As Pétain opened negotiations, the British army was surrounded on the beach at Dunkirk. The victory was so total that Hitler wavered. ‘Führer’s terribly nervous,’ wrote his chief of staff. ‘Frightened by his own success’. While Hitler vacillated, 300,000 British soldiers were rescued by a flotilla of small boats.

Hitler received the French surrender – technically an armistice – in the same carriage at Compiègne where the Germans had surrendered in 1918; and left southern France and the French empire intact under Pétain ruling from Vichy. The ex-kaiser and his sons congratulated Hitler.

At dawn on 23 June, accompanied by Speer, Hitler flew into Paris for sightseeing in an open Mercedes, stopping at the Tour Eiffel and standing before Napoleon’s tomb at Les Invalides, where he ordered the return of the body of the emperor’s son, the duke of Reichstadt, one of his stranger historical obsessions. ‘Wasn’t Paris lovely?’ he said to Speer. In July, Hitler arrived in Essen to celebrate Krupp’s seventieth and to thank him in person for the panzers.* At Bayreuth, he watched an operatic Götterdämmerung. ‘I hear,’ he told Winifred Wagner, ‘the wings of the goddess of victory.’ He was about to order the greatest gamble of a gambling life.

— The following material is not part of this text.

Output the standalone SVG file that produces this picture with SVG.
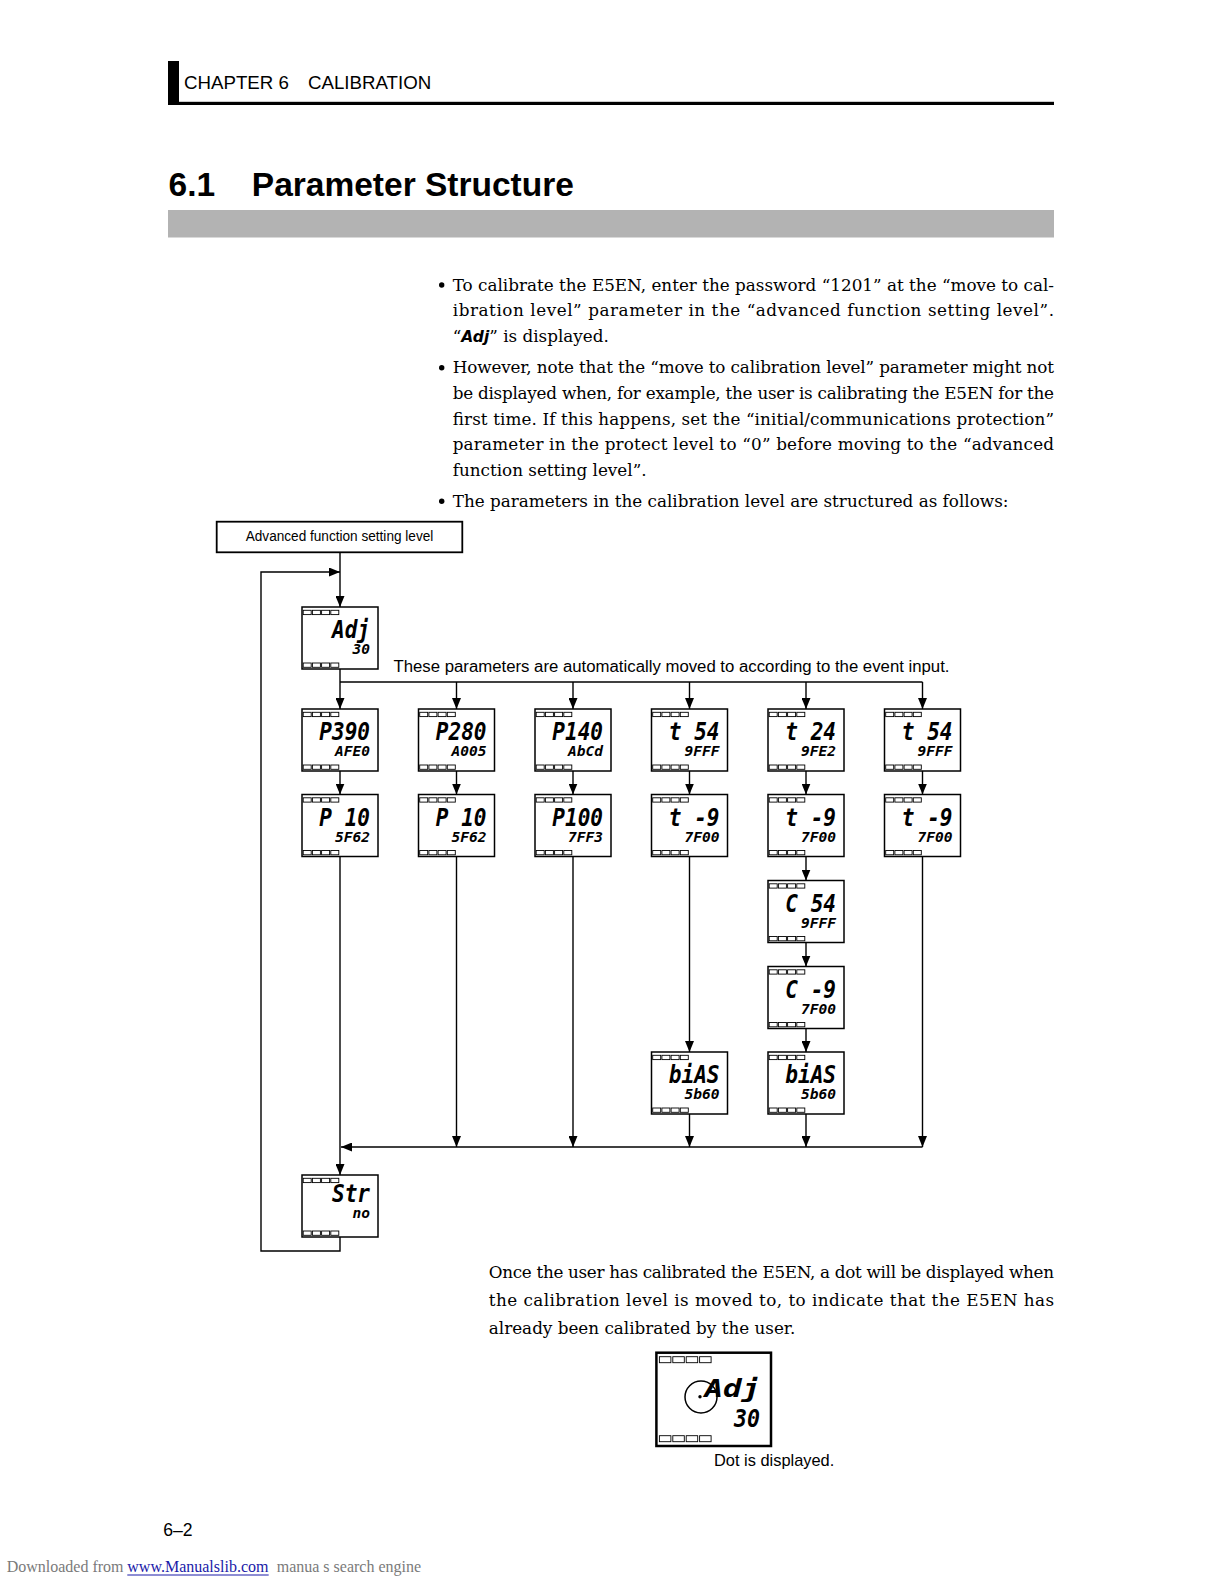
<svg xmlns="http://www.w3.org/2000/svg" width="1224" height="1584" viewBox="0 0 1224 1584">
<style>
.disp{fill:#fff;stroke:#000;stroke-width:1.5}
.led{fill:#fff;stroke:#000;stroke-width:0.9}
.s1{font-family:'DejaVu Sans Mono','Liberation Mono',monospace;font-weight:bold;font-style:oblique;font-size:25px;fill:#000}
.s2{font-family:'DejaVu Sans Mono','Liberation Mono',monospace;font-weight:bold;font-style:oblique;font-size:13.5px;fill:#000}
.conn{fill:none;stroke:#000;stroke-width:1.4}
.arr{marker-end:url(#ah)}
.body{font-family:'DejaVu Serif','Liberation Serif',serif;font-size:16.8px;fill:#000}
.sans{font-family:'Liberation Sans',Arial,sans-serif;fill:#000}
.foot{font-family:'Liberation Serif','Times New Roman',serif;font-size:16px;fill:#7a7a7a}
</style>
<defs>
<marker id="ah" viewBox="0 0 11 9" refX="11" refY="4.5" markerWidth="11" markerHeight="9" markerUnits="userSpaceOnUse" orient="auto">
<path d="M0,0 L11,4.5 L0,9 z" fill="#000"/>
</marker>
<g id="leds">
<rect class="led" x="1.2" y="0" width="8" height="4.3"/>
<rect class="led" x="10.4" y="0" width="8" height="4.3"/>
<rect class="led" x="19.6" y="0" width="8" height="4.3"/>
<rect class="led" x="28.8" y="0" width="8" height="4.3"/>
</g>
<g id="bigleds">
<rect class="led" x="3" y="0" width="11.5" height="6" stroke-width="1.4"/>
<rect class="led" x="16.4" y="0" width="11.5" height="6" stroke-width="1.4"/>
<rect class="led" x="29.8" y="0" width="11.5" height="6" stroke-width="1.4"/>
<rect class="led" x="43.2" y="0" width="11.5" height="6" stroke-width="1.4"/>
</g>
</defs>

<!-- page header -->
<g id="header">
<rect x="168" y="61" width="11" height="44" fill="#000"/>
<rect x="168" y="101.8" width="886" height="3.2" fill="#000"/>
<text class="sans" x="184" y="89" font-size="18.7">CHAPTER 6</text>
<text class="sans" x="308" y="89" font-size="18.7">CALIBRATION</text>
</g>
<g id="title">
<text class="sans" x="168.6" y="195.7" font-size="33.5" font-weight="bold">6.1</text>
<text class="sans" x="251.8" y="195.7" font-size="33.5" font-weight="bold">Parameter Structure</text>
<rect x="168" y="210" width="886" height="27.5" fill="#b3b3b3"/>
</g>

<!-- body text -->
<g id="bullets">
<circle cx="441.7" cy="285" r="2.7" fill="#000"/>
<circle cx="441.7" cy="367.7" r="2.7" fill="#000"/>
<circle cx="441.7" cy="501.2" r="2.7" fill="#000"/>
<text class="body" x="452.7" y="290.5" textLength="601.3" lengthAdjust="spacing">To calibrate the E5EN, enter the password “1201” at the “move to cal-</text>
<text class="body" x="452.7" y="316.2" textLength="601.3" lengthAdjust="spacing">ibration level” parameter in the “advanced function setting level”.</text>
<text class="body" x="452.7" y="341.9">“<tspan font-family="'DejaVu Sans','Liberation Sans',sans-serif" font-weight="bold" font-style="oblique" font-size="15.5">Adj</tspan>” is displayed.</text>
<text class="body" x="452.7" y="373.2" textLength="601.3" lengthAdjust="spacing">However, note that the “move to calibration level” parameter might not</text>
<text class="body" x="452.7" y="398.9" textLength="601.3" lengthAdjust="spacing">be displayed when, for example, the user is calibrating the E5EN for the</text>
<text class="body" x="452.7" y="424.6" textLength="601.3" lengthAdjust="spacing">first time. If this happens, set the “initial/communications protection”</text>
<text class="body" x="452.7" y="450.3" textLength="601.3" lengthAdjust="spacing">parameter in the protect level to “0” before moving to the “advanced</text>
<text class="body" x="452.7" y="476">function setting level”.</text>
<text class="body" x="452.7" y="506.7">The parameters in the calibration level are structured as follows:</text>
</g>

<!-- connectors -->
<g id="connectors">
<path class="conn arr" d="M340,552.3 V607"/>
<path class="conn arr" d="M340,669 V709"/>
<path class="conn" d="M340,682 H922.5"/>
<path class="conn arr" d="M456.5,682 V709"/>
<path class="conn arr" d="M573,682 V709"/>
<path class="conn arr" d="M689.5,682 V709"/>
<path class="conn arr" d="M806,682 V709"/>
<path class="conn arr" d="M922.5,682 V709"/>
<path class="conn arr" d="M340,771 V794.5"/>
<path class="conn arr" d="M456.5,771 V794.5"/>
<path class="conn arr" d="M573,771 V794.5"/>
<path class="conn arr" d="M689.5,771 V794.5"/>
<path class="conn arr" d="M806,771 V794.5"/>
<path class="conn arr" d="M922.5,771 V794.5"/>
<path class="conn arr" d="M806,856.5 V880.5"/>
<path class="conn arr" d="M806,942.5 V966.5"/>
<path class="conn arr" d="M806,1028.5 V1052"/>
<path class="conn arr" d="M689.5,856.5 V1052"/>
<path class="conn arr" d="M456.5,856.5 V1147"/>
<path class="conn arr" d="M573,856.5 V1147"/>
<path class="conn arr" d="M689.5,1114 V1147"/>
<path class="conn arr" d="M806,1114 V1147"/>
<path class="conn arr" d="M922.5,856.5 V1147"/>
<path class="conn arr" d="M922.5,1147 H341"/>
<path class="conn arr" d="M340,856.5 V1175"/>
<path class="conn arr" d="M340,1237 V1251 H261 V572 H340"/>
</g>

<!-- nodes -->
<g id="node-advanced">
<rect x="216.7" y="521.7" width="245.6" height="30.6" fill="#fff" stroke="#000" stroke-width="1.8"/>
<text class="sans" x="245.7" y="541" font-size="15.5" textLength="187.6" lengthAdjust="spacingAndGlyphs">Advanced function setting level</text>
</g>

<text class="sans" x="393.5" y="672" font-size="16" textLength="556" lengthAdjust="spacingAndGlyphs">These parameters are automatically moved to according to the event input.</text>

<g id="node-adj" transform="translate(302,607)">
<rect class="disp" width="76" height="62"/>
<use href="#leds" y="3.3"/><use href="#leds" y="56"/>
<text class="s1" x="30" y="31" textLength="38" lengthAdjust="spacingAndGlyphs">Adj</text>
<text class="s2" x="50.5" y="47" textLength="17.5" lengthAdjust="spacingAndGlyphs">30</text>
</g>

<g id="node-p390" transform="translate(302,709)">
<rect class="disp" width="76" height="62"/>
<use href="#leds" y="3.3"/><use href="#leds" y="56"/>
<text class="s1" x="17.3" y="31" textLength="50.7" lengthAdjust="spacingAndGlyphs">P390</text>
<text class="s2" x="33" y="47" textLength="35" lengthAdjust="spacingAndGlyphs">AFE0</text>
</g>
<g id="node-p280" transform="translate(418.5,709)">
<rect class="disp" width="76" height="62"/>
<use href="#leds" y="3.3"/><use href="#leds" y="56"/>
<text class="s1" x="17.3" y="31" textLength="50.7" lengthAdjust="spacingAndGlyphs">P280</text>
<text class="s2" x="33" y="47" textLength="35" lengthAdjust="spacingAndGlyphs">A005</text>
</g>
<g id="node-p140" transform="translate(535,709)">
<rect class="disp" width="76" height="62"/>
<use href="#leds" y="3.3"/><use href="#leds" y="56"/>
<text class="s1" x="17.3" y="31" textLength="50.7" lengthAdjust="spacingAndGlyphs">P140</text>
<text class="s2" x="33" y="47" textLength="35" lengthAdjust="spacingAndGlyphs">AbCd</text>
</g>
<g id="node-t54a" transform="translate(651.5,709)">
<rect class="disp" width="76" height="62"/>
<use href="#leds" y="3.3"/><use href="#leds" y="56"/>
<text class="s1" x="17.3" y="31" textLength="50.7" lengthAdjust="spacingAndGlyphs">t 54</text>
<text class="s2" x="33" y="47" textLength="35" lengthAdjust="spacingAndGlyphs">9FFF</text>
</g>
<g id="node-t24" transform="translate(768,709)">
<rect class="disp" width="76" height="62"/>
<use href="#leds" y="3.3"/><use href="#leds" y="56"/>
<text class="s1" x="17.3" y="31" textLength="50.7" lengthAdjust="spacingAndGlyphs">t 24</text>
<text class="s2" x="33" y="47" textLength="35" lengthAdjust="spacingAndGlyphs">9FE2</text>
</g>
<g id="node-t54b" transform="translate(884.5,709)">
<rect class="disp" width="76" height="62"/>
<use href="#leds" y="3.3"/><use href="#leds" y="56"/>
<text class="s1" x="17.3" y="31" textLength="50.7" lengthAdjust="spacingAndGlyphs">t 54</text>
<text class="s2" x="33" y="47" textLength="35" lengthAdjust="spacingAndGlyphs">9FFF</text>
</g>

<g id="node-p10a" transform="translate(302,794.5)">
<rect class="disp" width="76" height="62"/>
<use href="#leds" y="3.3"/><use href="#leds" y="56"/>
<text class="s1" x="17.3" y="31" textLength="50.7" lengthAdjust="spacingAndGlyphs">P 10</text>
<text class="s2" x="33" y="47" textLength="35" lengthAdjust="spacingAndGlyphs">5F62</text>
</g>
<g id="node-p10b" transform="translate(418.5,794.5)">
<rect class="disp" width="76" height="62"/>
<use href="#leds" y="3.3"/><use href="#leds" y="56"/>
<text class="s1" x="17.3" y="31" textLength="50.7" lengthAdjust="spacingAndGlyphs">P 10</text>
<text class="s2" x="33" y="47" textLength="35" lengthAdjust="spacingAndGlyphs">5F62</text>
</g>
<g id="node-p100" transform="translate(535,794.5)">
<rect class="disp" width="76" height="62"/>
<use href="#leds" y="3.3"/><use href="#leds" y="56"/>
<text class="s1" x="17.3" y="31" textLength="50.7" lengthAdjust="spacingAndGlyphs">P100</text>
<text class="s2" x="33" y="47" textLength="35" lengthAdjust="spacingAndGlyphs">7FF3</text>
</g>
<g id="node-t9a" transform="translate(651.5,794.5)">
<rect class="disp" width="76" height="62"/>
<use href="#leds" y="3.3"/><use href="#leds" y="56"/>
<text class="s1" x="17.3" y="31" textLength="50.7" lengthAdjust="spacingAndGlyphs">t -9</text>
<text class="s2" x="33" y="47" textLength="35" lengthAdjust="spacingAndGlyphs">7F00</text>
</g>
<g id="node-t9b" transform="translate(768,794.5)">
<rect class="disp" width="76" height="62"/>
<use href="#leds" y="3.3"/><use href="#leds" y="56"/>
<text class="s1" x="17.3" y="31" textLength="50.7" lengthAdjust="spacingAndGlyphs">t -9</text>
<text class="s2" x="33" y="47" textLength="35" lengthAdjust="spacingAndGlyphs">7F00</text>
</g>
<g id="node-t9c" transform="translate(884.5,794.5)">
<rect class="disp" width="76" height="62"/>
<use href="#leds" y="3.3"/><use href="#leds" y="56"/>
<text class="s1" x="17.3" y="31" textLength="50.7" lengthAdjust="spacingAndGlyphs">t -9</text>
<text class="s2" x="33" y="47" textLength="35" lengthAdjust="spacingAndGlyphs">7F00</text>
</g>

<g id="node-c54" transform="translate(768,880.5)">
<rect class="disp" width="76" height="62"/>
<use href="#leds" y="3.3"/><use href="#leds" y="56"/>
<text class="s1" x="17.3" y="31" textLength="50.7" lengthAdjust="spacingAndGlyphs">C 54</text>
<text class="s2" x="33" y="47" textLength="35" lengthAdjust="spacingAndGlyphs">9FFF</text>
</g>
<g id="node-c9" transform="translate(768,966.5)">
<rect class="disp" width="76" height="62"/>
<use href="#leds" y="3.3"/><use href="#leds" y="56"/>
<text class="s1" x="17.3" y="31" textLength="50.7" lengthAdjust="spacingAndGlyphs">C -9</text>
<text class="s2" x="33" y="47" textLength="35" lengthAdjust="spacingAndGlyphs">7F00</text>
</g>
<g id="node-bias-a" transform="translate(651.5,1052)">
<rect class="disp" width="76" height="62"/>
<use href="#leds" y="3.3"/><use href="#leds" y="56"/>
<text class="s1" x="17.3" y="31" textLength="50.7" lengthAdjust="spacingAndGlyphs">biAS</text>
<text class="s2" x="33" y="47" textLength="35" lengthAdjust="spacingAndGlyphs">5b60</text>
</g>
<g id="node-bias-b" transform="translate(768,1052)">
<rect class="disp" width="76" height="62"/>
<use href="#leds" y="3.3"/><use href="#leds" y="56"/>
<text class="s1" x="17.3" y="31" textLength="50.7" lengthAdjust="spacingAndGlyphs">biAS</text>
<text class="s2" x="33" y="47" textLength="35" lengthAdjust="spacingAndGlyphs">5b60</text>
</g>

<g id="node-str" transform="translate(302,1175)">
<rect class="disp" width="76" height="62"/>
<use href="#leds" y="3.3"/><use href="#leds" y="56"/>
<text class="s1" x="30" y="27" textLength="38" lengthAdjust="spacingAndGlyphs">Str</text>
<text class="s2" x="50.5" y="43" textLength="17.5" lengthAdjust="spacingAndGlyphs">no</text>
</g>

<!-- lower paragraph -->
<g id="note">
<text class="body" x="488.8" y="1278" textLength="565.2" lengthAdjust="spacing">Once the user has calibrated the E5EN, a dot will be displayed when</text>
<text class="body" x="488.8" y="1305.8" textLength="565.2" lengthAdjust="spacing">the calibration level is moved to, to indicate that the E5EN has</text>
<text class="body" x="488.8" y="1333.6">already been calibrated by the user.</text>
</g>

<g id="node-dot-display" transform="translate(656.4,1352.7)">
<rect width="114.6" height="93.3" fill="#fff" stroke="#000" stroke-width="2.5"/>
<use href="#bigleds" y="4"/><use href="#bigleds" y="83"/>
<text class="s1" x="48" y="44" font-size="36" textLength="56" lengthAdjust="spacingAndGlyphs">Adj</text>
<text class="s1" x="77.6" y="74" font-size="23" textLength="26" lengthAdjust="spacingAndGlyphs">30</text>
<circle cx="44.6" cy="44.3" r="16" fill="none" stroke="#000" stroke-width="1.5"/>
<circle cx="43.6" cy="44" r="1.7" fill="#000"/>
</g>
<text class="sans" x="714" y="1466" font-size="16.4">Dot is displayed.</text>

<!-- footer -->
<text class="sans" x="163.3" y="1536" font-size="17.6">6–2</text>
<g id="footer">
<text class="foot" x="6.7" y="1571.7">Downloaded from</text>
<text class="foot" x="127.3" y="1571.7" style="fill:#1a1aa8">www.Manualslib.com</text>
<line x1="127.3" y1="1575" x2="268.7" y2="1575" stroke="#1a1aa8" stroke-width="1"/>
<text class="foot" x="276.7" y="1571.7">manua s search engine</text>
</g>
</svg>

He expected the British to surrender. Halifax suggested negotiations. Churchill held his nerve, telling the British people, ‘I have nothing to offer but blood, toil, tears and sweat’ in a war ‘against a monstrous tyranny never surpassed in the dark and lamentable catalogue of human crime’. Sneering at ‘Britain’s hopeless military situation’, Hitler ordered a sea assault (Operation Sealion), but his admirals warned that such an operation would be possible only with air superiority. In July 1940, Hitler commanded his chosen heir, Göring, the Luftwaffe commander recently promoted to Reichsmarschall, to ‘beat down the RAF’ then ‘eliminate the English motherland and … occupy the country completely’. But he was already turning to the crusade of his life: ‘Once Russia has been destroyed, England’s last hope will vanish.’